» **PROVIDED ENTRIES**:
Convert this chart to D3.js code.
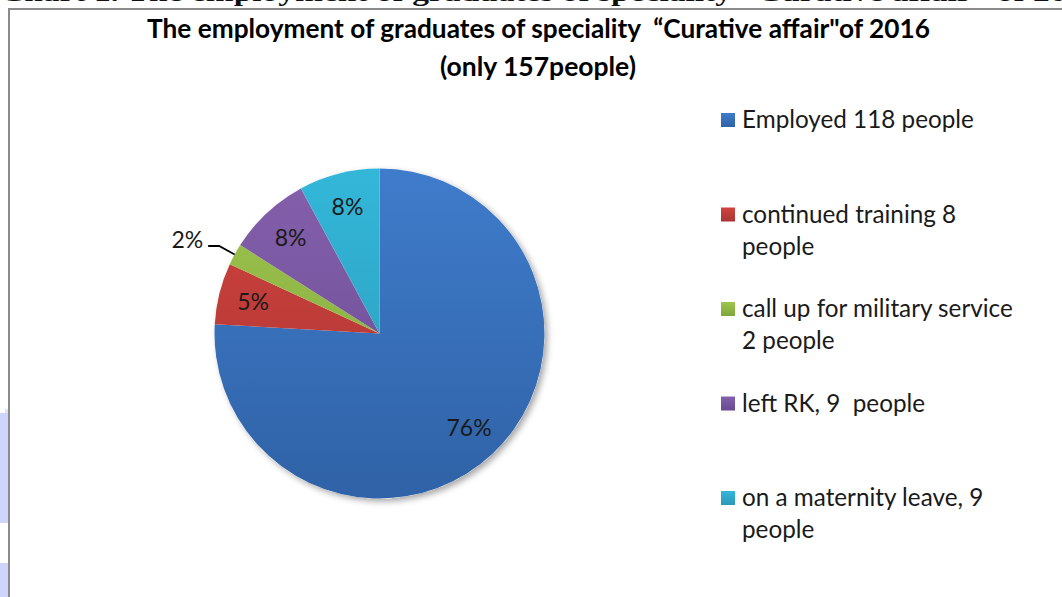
<!DOCTYPE html>
<html><head><meta charset="utf-8">
<script src="https://cdn.jsdelivr.net/npm/d3@7"></script>
<style>html,body{margin:0;padding:0;background:#fff;overflow:hidden} text{white-space:pre}</style>
</head><body>
<svg id="chart" width="1062" height="597"></svg>
<script>
// ---- data ----
const categories = ["Employed 118 people", "continued training 8\npeople", "call up for military service\n2 people", "left RK, 9  people", "on a maternity leave, 9\npeople"];
const shares = [75.9, 6.0, 2.1, 8.1, 7.9];          // slice sizes (%)
const percentLabels = ["76%", "5%", "2%", "8%", "8%"]; // data labels as printed
const titleLines = ["The employment of graduates of speciality  \u201cCurative affair\"of 2016", "(only 157people)"];
const pageHeading = "Chart 1. The employment of graduates of speciality \u201cCurative affair\u201d of 2016";

const colorsTop = ["#3f7ccb", "#d0433f", "#9ec54f", "#8560ac", "#33b7d9"];
const colorsBot = ["#2f62a6", "#a93431", "#7fa63a", "#674a90", "#2b98b6"];

const svg = d3.select("#chart");
const defs = svg.append("defs");

function fit(sel, target) {
  const fs = parseFloat(sel.attr("font-size"));
  const w = sel.node().getComputedTextLength();
  sel.attr("font-size", fs * target / w);
}

// cut-off page heading above the frame
svg.append("text").attr("x", 0).attr("y", 1)
  .attr("font-family", "Liberation Serif, Times New Roman, serif").attr("font-weight", "bold")
  .attr("font-size", 26).attr("fill", "#111").text(pageHeading)
  .attr("textLength", 1100).attr("lengthAdjust", "spacingAndGlyphs");

// left-edge fragments
svg.append("rect").attr("x", 5).attr("y", 409).attr("width", 4).attr("height", 5).attr("fill", "#dde2fd");
svg.append("rect").attr("x", 0).attr("y", 413).attr("width", 9).attr("height", 110).attr("fill", "#cdd5fc");
svg.append("rect").attr("x", 0).attr("y", 563).attr("width", 9).attr("height", 40).attr("fill", "#cdd5fc");

// frame
svg.append("rect").attr("x", 9).attr("y", 9).attr("width", 1200).attr("height", 800)
  .attr("fill", "#fff").attr("stroke", "#8a8a8a").attr("stroke-width", 2);

// title
const t1 = svg.append("text").attr("x", 538.5).attr("y", 38).attr("text-anchor", "middle")
  .attr("font-family", "Lato, sans-serif").attr("font-weight", "bold").attr("font-size", 21)
  .attr("fill", "#000").text(titleLines[0]);
fit(t1, 783);
const t2 = svg.append("text").attr("x", 538).attr("y", 76).attr("text-anchor", "middle")
  .attr("font-family", "Lato, sans-serif").attr("font-weight", "bold").attr("font-size", 21)
  .attr("fill", "#000").text(titleLines[1]);
fit(t2, 196);

// pie
const cx = 379.5, cy = 333.5, R = 165;
shares.forEach((v, i) => {
  const g = defs.append("linearGradient").attr("id", "g" + i)
    .attr("gradientUnits", "userSpaceOnUse")
    .attr("x1", 0).attr("y1", -R).attr("x2", 0).attr("y2", R);
  g.append("stop").attr("offset", "0%").attr("stop-color", colorsTop[i]);
  g.append("stop").attr("offset", "100%").attr("stop-color", colorsBot[i]);
  const lg = defs.append("linearGradient").attr("id", "lg" + i)
    .attr("x1", 0).attr("y1", 0).attr("x2", 0).attr("y2", 1);
  lg.append("stop").attr("offset", "0%").attr("stop-color", colorsTop[i]);
  lg.append("stop").attr("offset", "100%").attr("stop-color", colorsBot[i]);
});
const f = defs.append("filter").attr("id", "shadow").attr("x", "-20%").attr("y", "-20%").attr("width", "140%").attr("height", "140%");
f.append("feDropShadow").attr("dx", 3).attr("dy", 3).attr("stdDeviation", 3).attr("flood-color", "#000").attr("flood-opacity", 0.35);

const pie = d3.pie().sort(null).value(d => d);
const arcs = pie(shares);
const arc = d3.arc().innerRadius(0).outerRadius(R);
const pg = svg.append("g").attr("transform", `translate(${cx},${cy})`);
pg.append("circle").attr("r", R).attr("fill", "#fff").attr("filter", "url(#shadow)");
pg.selectAll("path").data(arcs).join("path")
  .attr("d", arc).attr("fill", (d, i) => `url(#g${i})`);

// labels
const labelArc = d3.arc().innerRadius(R * 0.79).outerRadius(R * 0.79);
const lbl = svg.append("g").attr("transform", `translate(${cx},${cy})`)
  .attr("font-family", "Lato, sans-serif").attr("font-size", 23).attr("fill", "#1a1a1a");
arcs.forEach((d, i) => {
  if (i === 2) {
    const mid = (d.startAngle + d.endAngle) / 2;
    const p0 = [Math.sin(mid) * R, -Math.cos(mid) * R];
    const p1 = [Math.sin(mid) * R * 1.107, -Math.cos(mid) * R * 1.107];
    const p2 = [p1[0] - 11, p1[1]];
    lbl.append("path").attr("d", d3.line()([p0, p1, p2])).attr("fill", "none")
      .attr("stroke", "#000").attr("stroke-width", 1.8);
    lbl.append("text").attr("x", p2[0] - 5).attr("y", p2[1]).attr("dy", "0.1em")
      .attr("text-anchor", "end").text(percentLabels[i]);
  } else {
    const c = labelArc.centroid(d);
    lbl.append("text").attr("x", c[0]).attr("y", c[1]).attr("dy", "0.35em")
      .attr("text-anchor", "middle").text(percentLabels[i]);
  }
});

// legend
const leg = svg.append("g").attr("font-family", "Lato, sans-serif").attr("fill", "#1a1a1a");
const legY = d3.scalePoint().domain(d3.range(categories.length)).range([120, 498]);
let legFs = 24;
const probe = leg.append("text").attr("font-size", legFs).text(categories[0].split("\n")[0]);
legFs = legFs * 232 / probe.node().getComputedTextLength();
probe.remove();
categories.forEach((c, i) => {
  const y = legY(i);
  leg.append("rect").attr("x", 721).attr("y", y - 7).attr("width", 14).attr("height", 14)
    .attr("fill", `url(#lg${i})`);
  const tx = leg.append("text").attr("x", 742).attr("y", y).attr("font-size", legFs);
  c.split("\n").forEach((line, k) => {
    tx.append("tspan").attr("x", 742).attr("y", y + k * 32).attr("dy", "0.35em").text(line);
  });
});
</script>
</body></html>
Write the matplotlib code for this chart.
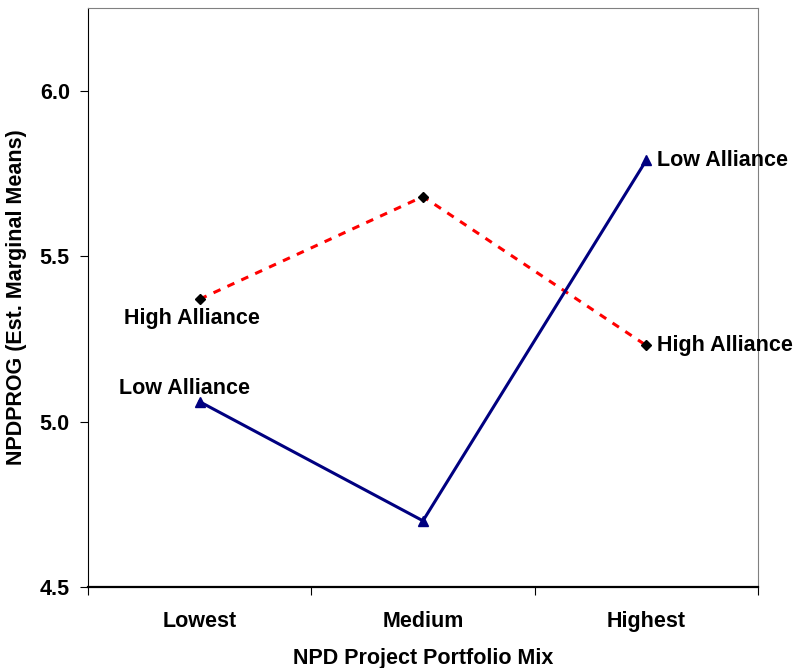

» **WHAT YOU NEED TO DO**:
Copy each line containing the word "code" from the data.

» **SOLUTION**:
Convert this chart to D3.js code.
Write the matplotlib code for this chart.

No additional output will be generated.